■ **REQUIRED TASK**:
Print exactly what lies from the line with "What TikZ code" down to the line with "(243,310) -- (466,310);", counting both of those lines, but not the pictures.

begin AVAILABLE DATA

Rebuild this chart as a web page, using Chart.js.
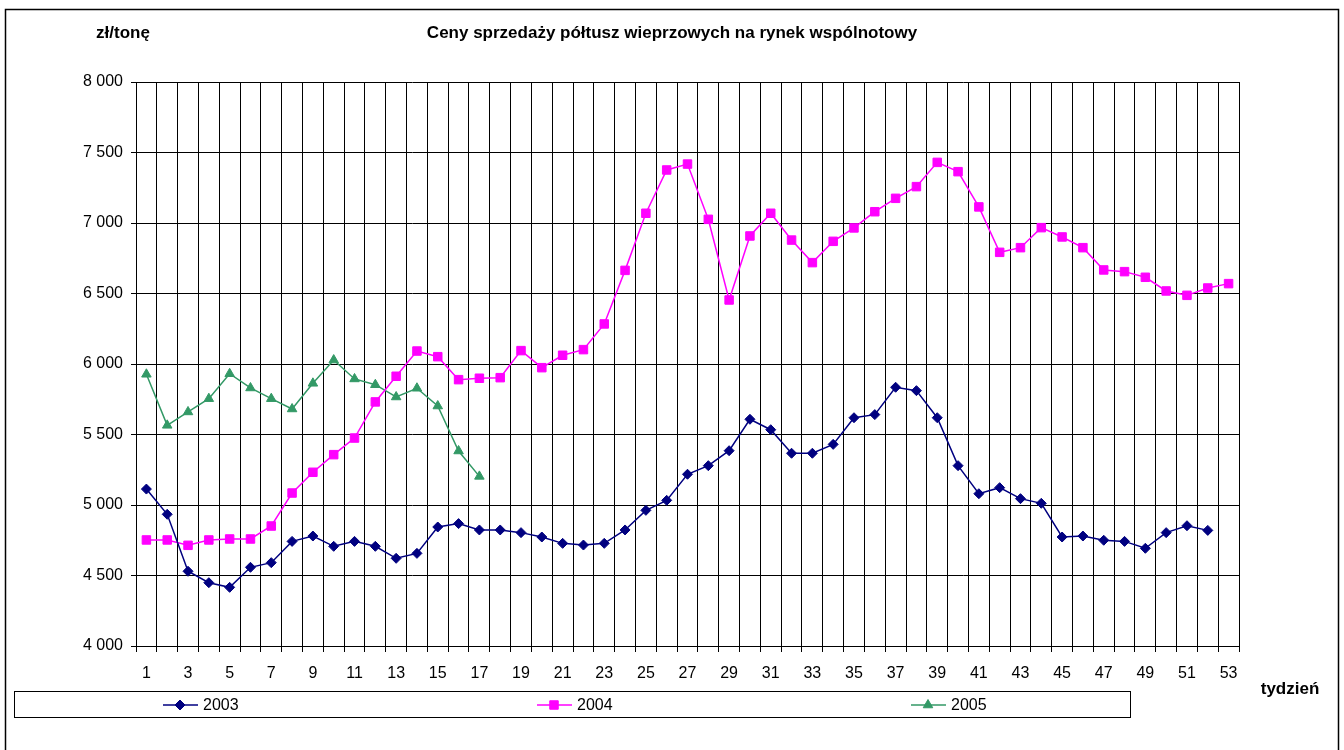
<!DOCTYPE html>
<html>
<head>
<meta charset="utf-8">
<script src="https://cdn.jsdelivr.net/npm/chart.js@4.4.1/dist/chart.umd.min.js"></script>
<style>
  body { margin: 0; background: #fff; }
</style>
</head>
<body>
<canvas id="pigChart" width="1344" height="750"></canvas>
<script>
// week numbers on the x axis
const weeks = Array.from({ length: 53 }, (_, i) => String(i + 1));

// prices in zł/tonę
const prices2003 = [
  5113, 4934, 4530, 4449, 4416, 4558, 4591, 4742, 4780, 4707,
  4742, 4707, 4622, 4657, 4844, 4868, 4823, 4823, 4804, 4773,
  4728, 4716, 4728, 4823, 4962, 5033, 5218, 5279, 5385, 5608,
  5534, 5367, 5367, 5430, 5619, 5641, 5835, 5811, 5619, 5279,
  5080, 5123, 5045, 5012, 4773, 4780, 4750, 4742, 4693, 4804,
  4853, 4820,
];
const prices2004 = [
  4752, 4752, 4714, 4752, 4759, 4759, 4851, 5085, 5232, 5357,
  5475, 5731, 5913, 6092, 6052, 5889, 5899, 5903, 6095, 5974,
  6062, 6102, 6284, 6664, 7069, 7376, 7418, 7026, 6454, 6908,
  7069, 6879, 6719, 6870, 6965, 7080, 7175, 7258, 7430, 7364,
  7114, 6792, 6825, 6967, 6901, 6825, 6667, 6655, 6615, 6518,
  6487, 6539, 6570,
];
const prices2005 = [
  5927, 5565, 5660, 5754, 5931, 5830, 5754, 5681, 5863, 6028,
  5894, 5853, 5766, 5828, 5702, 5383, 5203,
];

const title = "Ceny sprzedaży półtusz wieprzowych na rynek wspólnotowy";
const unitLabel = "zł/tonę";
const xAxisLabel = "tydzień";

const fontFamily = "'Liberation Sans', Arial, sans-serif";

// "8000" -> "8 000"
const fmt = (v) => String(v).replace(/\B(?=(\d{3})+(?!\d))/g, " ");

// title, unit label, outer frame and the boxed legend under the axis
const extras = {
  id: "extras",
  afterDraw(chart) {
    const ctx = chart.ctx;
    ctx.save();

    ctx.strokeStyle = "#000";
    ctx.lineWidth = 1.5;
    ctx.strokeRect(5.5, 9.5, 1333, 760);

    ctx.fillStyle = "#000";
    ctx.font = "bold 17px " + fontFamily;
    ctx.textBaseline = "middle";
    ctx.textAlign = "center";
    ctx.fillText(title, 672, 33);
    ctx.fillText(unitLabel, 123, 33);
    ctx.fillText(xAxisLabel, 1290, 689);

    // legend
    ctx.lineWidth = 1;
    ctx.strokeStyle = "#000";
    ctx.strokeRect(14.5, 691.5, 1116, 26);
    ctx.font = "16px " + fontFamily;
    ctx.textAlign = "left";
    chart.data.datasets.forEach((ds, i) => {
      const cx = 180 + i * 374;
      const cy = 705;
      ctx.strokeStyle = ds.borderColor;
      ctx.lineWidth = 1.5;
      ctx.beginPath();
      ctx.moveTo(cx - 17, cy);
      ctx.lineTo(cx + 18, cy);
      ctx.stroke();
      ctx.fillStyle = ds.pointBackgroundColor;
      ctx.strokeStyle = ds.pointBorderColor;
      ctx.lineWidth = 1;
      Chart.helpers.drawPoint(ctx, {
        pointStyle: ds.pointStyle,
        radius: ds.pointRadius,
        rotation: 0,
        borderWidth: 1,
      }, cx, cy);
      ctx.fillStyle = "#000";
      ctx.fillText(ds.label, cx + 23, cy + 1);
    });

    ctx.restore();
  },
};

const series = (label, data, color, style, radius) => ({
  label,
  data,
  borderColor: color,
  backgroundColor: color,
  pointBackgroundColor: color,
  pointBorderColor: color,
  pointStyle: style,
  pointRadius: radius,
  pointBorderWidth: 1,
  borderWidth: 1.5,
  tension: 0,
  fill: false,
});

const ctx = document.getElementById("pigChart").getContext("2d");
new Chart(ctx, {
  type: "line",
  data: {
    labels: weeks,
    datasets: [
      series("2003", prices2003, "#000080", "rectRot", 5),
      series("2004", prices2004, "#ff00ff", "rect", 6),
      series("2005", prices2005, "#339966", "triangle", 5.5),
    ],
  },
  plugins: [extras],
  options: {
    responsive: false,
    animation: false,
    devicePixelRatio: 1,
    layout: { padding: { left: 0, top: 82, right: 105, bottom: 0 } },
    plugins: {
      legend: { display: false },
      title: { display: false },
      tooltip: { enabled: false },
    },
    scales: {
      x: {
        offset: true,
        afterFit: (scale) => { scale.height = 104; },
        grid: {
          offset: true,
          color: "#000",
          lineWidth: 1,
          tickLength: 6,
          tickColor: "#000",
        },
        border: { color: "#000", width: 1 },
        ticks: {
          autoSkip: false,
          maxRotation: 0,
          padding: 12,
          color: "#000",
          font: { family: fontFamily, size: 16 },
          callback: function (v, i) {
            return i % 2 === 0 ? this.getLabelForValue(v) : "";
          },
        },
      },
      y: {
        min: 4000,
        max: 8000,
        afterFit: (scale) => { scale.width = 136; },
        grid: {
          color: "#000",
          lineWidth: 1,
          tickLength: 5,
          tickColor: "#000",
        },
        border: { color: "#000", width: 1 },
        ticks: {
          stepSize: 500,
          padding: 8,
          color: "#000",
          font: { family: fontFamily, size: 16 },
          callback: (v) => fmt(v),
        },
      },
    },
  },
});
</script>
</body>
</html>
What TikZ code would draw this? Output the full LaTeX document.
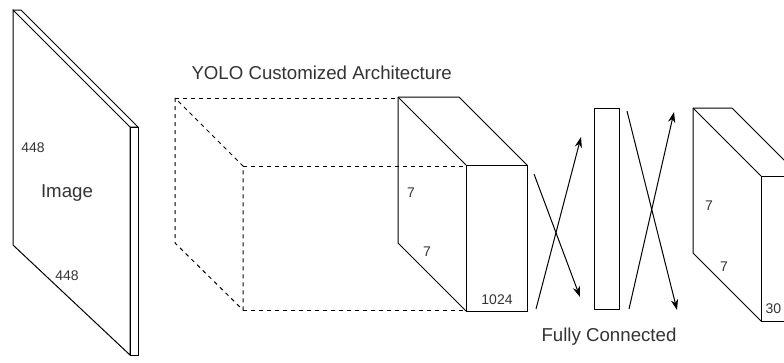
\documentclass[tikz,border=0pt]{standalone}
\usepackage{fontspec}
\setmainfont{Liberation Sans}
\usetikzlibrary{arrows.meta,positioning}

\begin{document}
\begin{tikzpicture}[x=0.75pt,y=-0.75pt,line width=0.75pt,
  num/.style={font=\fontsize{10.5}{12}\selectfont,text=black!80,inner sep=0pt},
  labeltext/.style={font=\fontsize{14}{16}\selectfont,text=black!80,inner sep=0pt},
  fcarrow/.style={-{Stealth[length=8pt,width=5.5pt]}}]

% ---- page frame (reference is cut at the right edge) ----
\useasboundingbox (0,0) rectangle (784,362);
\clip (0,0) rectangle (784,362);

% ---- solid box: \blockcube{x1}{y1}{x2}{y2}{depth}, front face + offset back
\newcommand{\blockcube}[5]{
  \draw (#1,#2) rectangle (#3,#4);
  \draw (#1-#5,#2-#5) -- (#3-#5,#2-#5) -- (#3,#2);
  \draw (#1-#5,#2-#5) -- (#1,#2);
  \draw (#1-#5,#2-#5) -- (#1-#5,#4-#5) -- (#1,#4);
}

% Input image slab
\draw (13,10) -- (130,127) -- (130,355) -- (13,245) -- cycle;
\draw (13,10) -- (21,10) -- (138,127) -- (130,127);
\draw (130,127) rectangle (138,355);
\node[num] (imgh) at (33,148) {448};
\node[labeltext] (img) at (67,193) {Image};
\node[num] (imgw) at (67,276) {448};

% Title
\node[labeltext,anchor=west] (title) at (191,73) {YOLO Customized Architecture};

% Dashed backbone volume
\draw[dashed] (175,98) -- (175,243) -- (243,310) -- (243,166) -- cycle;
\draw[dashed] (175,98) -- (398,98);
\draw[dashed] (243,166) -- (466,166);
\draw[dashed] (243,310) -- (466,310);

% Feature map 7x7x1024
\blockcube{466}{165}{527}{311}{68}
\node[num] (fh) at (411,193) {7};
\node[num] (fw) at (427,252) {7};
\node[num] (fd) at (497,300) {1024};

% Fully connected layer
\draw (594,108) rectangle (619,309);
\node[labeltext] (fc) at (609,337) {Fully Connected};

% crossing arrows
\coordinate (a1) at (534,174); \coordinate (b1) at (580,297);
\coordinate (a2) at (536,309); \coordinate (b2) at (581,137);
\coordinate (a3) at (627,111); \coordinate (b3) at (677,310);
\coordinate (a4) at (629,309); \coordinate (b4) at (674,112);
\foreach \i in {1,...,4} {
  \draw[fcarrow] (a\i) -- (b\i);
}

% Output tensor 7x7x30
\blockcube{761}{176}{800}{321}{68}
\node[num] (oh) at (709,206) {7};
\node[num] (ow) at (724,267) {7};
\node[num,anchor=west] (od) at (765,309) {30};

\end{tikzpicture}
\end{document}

end AVAILABLE DATA

■ **ANSWER TO THE TASK**:
What TikZ code would draw this? Output the full LaTeX document.
\documentclass[tikz,border=0pt]{standalone}
\usepackage{fontspec}
\setmainfont{Liberation Sans}
\usetikzlibrary{arrows.meta,positioning}

\begin{document}
\begin{tikzpicture}[x=0.75pt,y=-0.75pt,line width=0.75pt,
  num/.style={font=\fontsize{10.5}{12}\selectfont,text=black!80,inner sep=0pt},
  labeltext/.style={font=\fontsize{14}{16}\selectfont,text=black!80,inner sep=0pt},
  fcarrow/.style={-{Stealth[length=8pt,width=5.5pt]}}]

% ---- page frame (reference is cut at the right edge) ----
\useasboundingbox (0,0) rectangle (784,362);
\clip (0,0) rectangle (784,362);

% ---- solid box: \blockcube{x1}{y1}{x2}{y2}{depth}, front face + offset back
\newcommand{\blockcube}[5]{
  \draw (#1,#2) rectangle (#3,#4);
  \draw (#1-#5,#2-#5) -- (#3-#5,#2-#5) -- (#3,#2);
  \draw (#1-#5,#2-#5) -- (#1,#2);
  \draw (#1-#5,#2-#5) -- (#1-#5,#4-#5) -- (#1,#4);
}

% Input image slab
\draw (13,10) -- (130,127) -- (130,355) -- (13,245) -- cycle;
\draw (13,10) -- (21,10) -- (138,127) -- (130,127);
\draw (130,127) rectangle (138,355);
\node[num] (imgh) at (33,148) {448};
\node[labeltext] (img) at (67,193) {Image};
\node[num] (imgw) at (67,276) {448};

% Title
\node[labeltext,anchor=west] (title) at (191,73) {YOLO Customized Architecture};

% Dashed backbone volume
\draw[dashed] (175,98) -- (175,243) -- (243,310) -- (243,166) -- cycle;
\draw[dashed] (175,98) -- (398,98);
\draw[dashed] (243,166) -- (466,166);
\draw[dashed] (243,310) -- (466,310);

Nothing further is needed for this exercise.